Find acceleration when v(t) = 0 I am struggling with this...
This was a question I got wrong on a test, and I obviously did not even know how to solve it, so any help is greatly appreciated!
This is a simple velocity/acceleration question
$$s(t)=3\sin(2t-4)$$
Find v(t)
$$v(t)=6\cos(2t-4)$$
Find a(t)
$$a(t)=-12\sin(2t-4)$$
Find the acceleration of the particle when v(t)=0
Now, from what I understand, I need to set the velocity function equal to zero and solve for t, and then take the t value and plug it into my acceleration function... however, I am running into issues and getting very sloppy results.
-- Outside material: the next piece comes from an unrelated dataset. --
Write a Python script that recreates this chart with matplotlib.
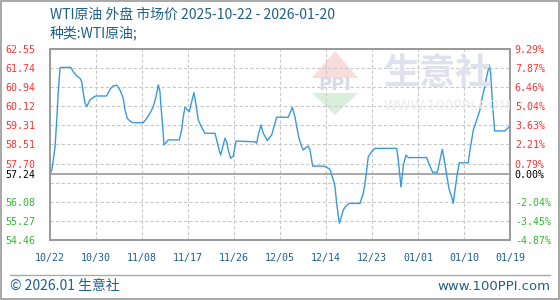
import numpy as np
import matplotlib
matplotlib.use("Agg")
from matplotlib import pyplot as plt
from matplotlib.patches import Polygon, Rectangle
from matplotlib.lines import Line2D

plt.rcParams['font.family'] = ['Noto Sans CJK SC', 'DejaVu Sans']

# data: day offset from 2025-10-22, price (USD/bbl)
days = [0, 0.33, 0.65, 0.98, 1.3, 1.62, 1.96, 2.1, 4.05, 4.56, 5.22, 5.87, 6.2, 6.52,
        6.85, 7.18, 7.83, 8.47, 9.0, 11.09, 11.74, 12.27, 13.05, 13.7, 14.34, 14.67,
        15.12, 15.65, 16.18, 18.25, 18.92, 19.57, 20.21, 20.74, 21.19, 21.52, 21.66,
        21.85, 22.05, 22.3, 23.15, 25.3, 25.76, 26.08, 26.41, 27.25, 27.72, 28.17,
        28.57, 29.02, 29.68, 30.33, 32.28, 32.62, 33.07, 33.4, 33.79, 34.24, 34.57,
        34.88, 35.35, 35.86, 36.39, 40.1, 40.44, 40.75, 41.28, 41.73, 42.52, 43.38,
        44.02, 44.35, 46.62, 47.41, 47.93, 48.27, 48.72, 49.24, 49.56, 50.03, 50.54,
        50.87, 51.39, 53.47, 54.13, 54.78, 55.43, 55.76, 56.09, 56.6, 56.93, 57.38,
        57.91, 58.56, 60.65, 61.3, 61.63, 61.96, 62.27, 62.94, 63.59, 67.83, 68.14,
        68.67, 69.15, 69.65, 70.1, 73.7, 74.21, 74.88, 75.78, 76.3, 76.75, 77.15,
        77.61, 78.12, 78.59, 78.9, 79.24, 79.69, 80.08, 81.84, 82.17, 82.5, 82.82,
        83.48, 84.13, 84.46, 84.91, 85.44, 85.95, 86.22, 86.61, 87.0, 89.02, 90]
prices = [57.24, 57.42, 57.85, 58.40, 59.47, 60.74, 61.74, 61.77, 61.77, 61.59, 61.41,
          61.31, 61.16, 60.67, 60.26, 60.11, 60.39, 60.50, 60.56, 60.56, 60.84, 60.98,
          61.02, 60.81, 60.46, 59.97, 59.61, 59.50, 59.43, 59.43, 59.61, 59.83, 60.11,
          60.53, 61.03, 60.74, 60.25, 59.75, 59.26, 58.48, 58.70, 58.70, 59.12, 59.68,
          60.08, 59.89, 60.32, 60.70, 60.18, 59.54, 59.23, 58.98, 58.98, 58.70, 58.27,
          58.06, 58.41, 58.77, 58.62, 58.27, 57.92, 58.02, 58.65, 58.62, 58.56, 58.91,
          59.33, 58.98, 58.67, 58.91, 59.40, 59.66, 59.66, 60.08, 59.68, 59.26, 58.77,
          58.41, 58.27, 58.37, 58.44, 58.27, 57.59, 57.59, 57.54, 57.45, 57.00, 56.72,
          56.01, 55.17, 55.38, 55.73, 55.90, 56.01, 56.01, 56.44, 56.86, 57.42, 57.99,
          58.20, 58.34, 58.34, 57.85, 56.70, 57.64, 58.06, 57.95, 57.95, 57.64, 57.33,
          57.33, 57.85, 58.30, 57.85, 57.21, 56.58, 56.29, 56.01, 56.58, 57.28, 57.73,
          57.73, 58.27, 58.70, 59.12, 59.54, 59.97, 60.39, 60.81, 61.38, 61.87, 61.52,
          60.11, 59.08, 59.08, 59.29]

base = 57.24
grid_vals = [62.55, 61.74, 60.94, 60.12, 59.31, 58.51, 57.70, 56.89, 56.08, 55.27, 54.46]
ytick_vals = [62.55, 61.74, 60.94, 60.12, 59.31, 58.51, 57.70, 57.24, 56.08, 55.27, 54.46]
ytick_labels = ['62.55', '61.74', '60.94', '60.12', '59.31', '58.51', '57.70', '57.24',
                '56.08', '55.27', '54.46']
pct_labels = ['9.29%', '7.87%', '6.46%', '5.04%', '3.63%', '2.21%', '0.79%', '0.00%',
              '-2.04%', '-3.45%', '-4.87%']
xtick_days = [0, 9, 18, 27, 36, 45, 54, 63, 72, 81, 90]
xtick_labels = ['10/22', '10/30', '11/08', '11/17', '11/26', '12/05', '12/14', '12/23',
                '01/01', '01/10', '01/19']

title = 'WTI原油 外盘 市场价 2025-10-22 - 2026-01-20'
subtitle = '种类:WTI原油;'

W, H = 560, 300
fig = plt.figure(figsize=(5.6, 3.0), dpi=100)
fig.patch.set_facecolor('white')

def fx(px):
    return px / W

def fy(py):
    return 1 - py / H

ax = fig.add_axes([fx(50), fy(240), fx(460), 191 / H])
ax.set_xlim(0, 90)
ax.set_ylim(54.46, 62.55)

mono = 'DejaVu Sans Mono'
red, green, blue = '#ff3333', '#33b833', '#1f5f8c'

def lab_color(v):
    if abs(v - base) < 1e-6:
        return 'black'
    return red if v > base else green

for v in grid_vals:
    ax.axhline(v, color='#c8c8c8', lw=0.8, ls=(0, (3, 2)), zorder=1)
for d in xtick_days[1:-1]:
    ax.axvline(d, color='#c8c8c8', lw=0.8, ls=(0, (3, 2)), zorder=1)
ax.axhline(base, color='#999999', lw=1.2, zorder=2)

# watermark
wm = '#dfe2ec'
fig.text(fx(384), fy(73), '生意社', fontsize=26, color=wm, va='center', ha='left',
         fontweight='bold', zorder=0)
fig.text(fx(384), fy(106), 'WWW.100PPI.COM', fontsize=10, color='#ececec',
         va='center', ha='left', family='DejaVu Sans', zorder=0)
tri_top = Polygon([[fx(312), fy(78)], [fx(335), fy(51)], [fx(358), fy(78)]],
                  closed=True, transform=fig.transFigure, facecolor='#fadcdc',
                  edgecolor='none', zorder=0)
tri_bot = Polygon([[fx(312), fy(93)], [fx(358), fy(93)], [fx(335), fy(115)]],
                  closed=True, transform=fig.transFigure, facecolor='#d9efdc',
                  edgecolor='none', zorder=0)
fig.add_artist(tri_top)
fig.add_artist(tri_bot)
fig.text(fx(335), fy(85), 'PPI', fontsize=13, color='#d5dbe8', ha='center', va='center',
         family='DejaVu Sans', fontweight='bold', zorder=0)

ax.patch.set_alpha(0)
ax.plot(days, prices, color='#3a9ad9', lw=1.0, zorder=3)

ax.set_xticks(xtick_days)
ax.set_xticklabels(xtick_labels, family=mono, fontsize=7.2, color=blue)
ax.set_yticks(ytick_vals)
ax.set_yticklabels(ytick_labels, family=mono, fontsize=7.2)
for t, v in zip(ax.get_yticklabels(), ytick_vals):
    t.set_color(lab_color(v))
ax.tick_params(axis='both', length=0)
ax.tick_params(axis='y', pad=10.5)
ax.tick_params(axis='x', pad=9)

ax2 = ax.twinx()
ax2.set_ylim(54.46, 62.55)
ax2.set_yticks(ytick_vals)
ax2.set_yticklabels(pct_labels, family=mono, fontsize=7.2)
for t, v in zip(ax2.get_yticklabels(), ytick_vals):
    t.set_color(lab_color(v))
ax2.tick_params(axis='y', length=0, pad=3.5)

for a in (ax, ax2):
    for s in a.spines.values():
        s.set_color('#999999')
        s.set_linewidth(1.2)

fig.text(fx(50), fy(15), title, fontsize=10, color=blue, va='center', ha='left')
fig.text(fx(50), fy(33), subtitle, fontsize=10, color=blue, va='center', ha='left')

fig.add_artist(Line2D([fx(10), fx(550)], [fy(275), fy(275)], color='#aaaaaa', lw=1,
                      transform=fig.transFigure))
fig.text(fx(10), fy(286), '© 2026.01 生意社', fontsize=10, color=blue, va='center', ha='left')
fig.text(fx(550), fy(286), 'www.100PPI.com', fontsize=9.5, color=blue, va='center', ha='right',
         family='DejaVu Sans')

fig.add_artist(Rectangle((0.001, 0.002), 0.997, 0.995, transform=fig.transFigure,
                         fill=False, edgecolor='#999999', lw=1.2))

fig.savefig('out.png', dpi=100)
I am assuming I am doing something wrong, or am simply approaching it the wrong way.
$$6\cos(2t-4)=0$$
Where do I begin/How do I solve this?
Even when I consult WolframAlpha, I am getting the following answer for t
$$t=\frac{1}{4}(\pi(3-2n)+8)$$
 A: To give the answer with the logic outlined in the comments:
$v(t) = 0$ implies $\cos(2t - 4) = 0$. Thus
$$2t - 4 = \pi/2 + k\pi \quad \text{ for some integer } k$$
In that case
$$a(t) = -12\sin(2t - 4) = -12\sin(\pi/2 + k\pi) = -12\cdot(-1)^k$$
Therefore
$$v(t) = 0 \ \Longrightarrow \ a(t) = \pm 12$$
A: Let's begin with a fact: $2t-4$ is ugly. There is too much ugliness in the world, so let's instead say that $2t-4 = \theta$. Now this is better, we can instead write our equations as
$$\begin{align*}s(\theta(t)) &= 3\sin \theta(t), \\
v(\theta(t)) &= 3\cos \theta(t) \frac{d\theta}{dt}, \\
a(\theta(t)) &= -3\sin\theta(t)\left(\frac{d\theta}{dt}\right)^2 + 3\cos\theta(t) \frac{d^2 \theta}{dt^2}.
\end{align*}$$
Where'd these $\frac{d\theta}{dt}$ come from? We mustn't forget the chain rule! Fortunately for us, we have a simple case: $\frac{d\theta}{dt} = 2$ and $\frac{d^2\theta}{dt^2} = 0$.
This gives us:
$$\begin{align*}s(\theta(t)) &= 3\sin \theta(t), \\
v(\theta(t)) &= 3\cos \theta(t) \cdot 2, \\
a(\theta(t)) &= -3\sin\theta(t)\cdot 2^2 + 3\cos\theta(t) \cdot 0,
\end{align*}$$
which simplifies to
$$\begin{align*}s(\theta(t)) &= 3\sin \theta(t), \\
v(\theta(t)) &= 6\cos \theta(t), \\
a(\theta(t)) &= -12\sin\theta(t).
\end{align*}$$
Ah, now we're talking. This should be much easier. Suppose now that $v(\theta(t)) = 0$. As one knows, $\cos \theta = 0$ when $\theta = \frac{(2k+1)\pi}{2}$. But actually, this is irrelevant!! Why? Because when $\cos \theta = 0$, we have $\sin\theta = \pm 1$.
Therefore, from our relations as derived above, we must have that $a(t) = \pm 12$ whenever $v(t) = 0$.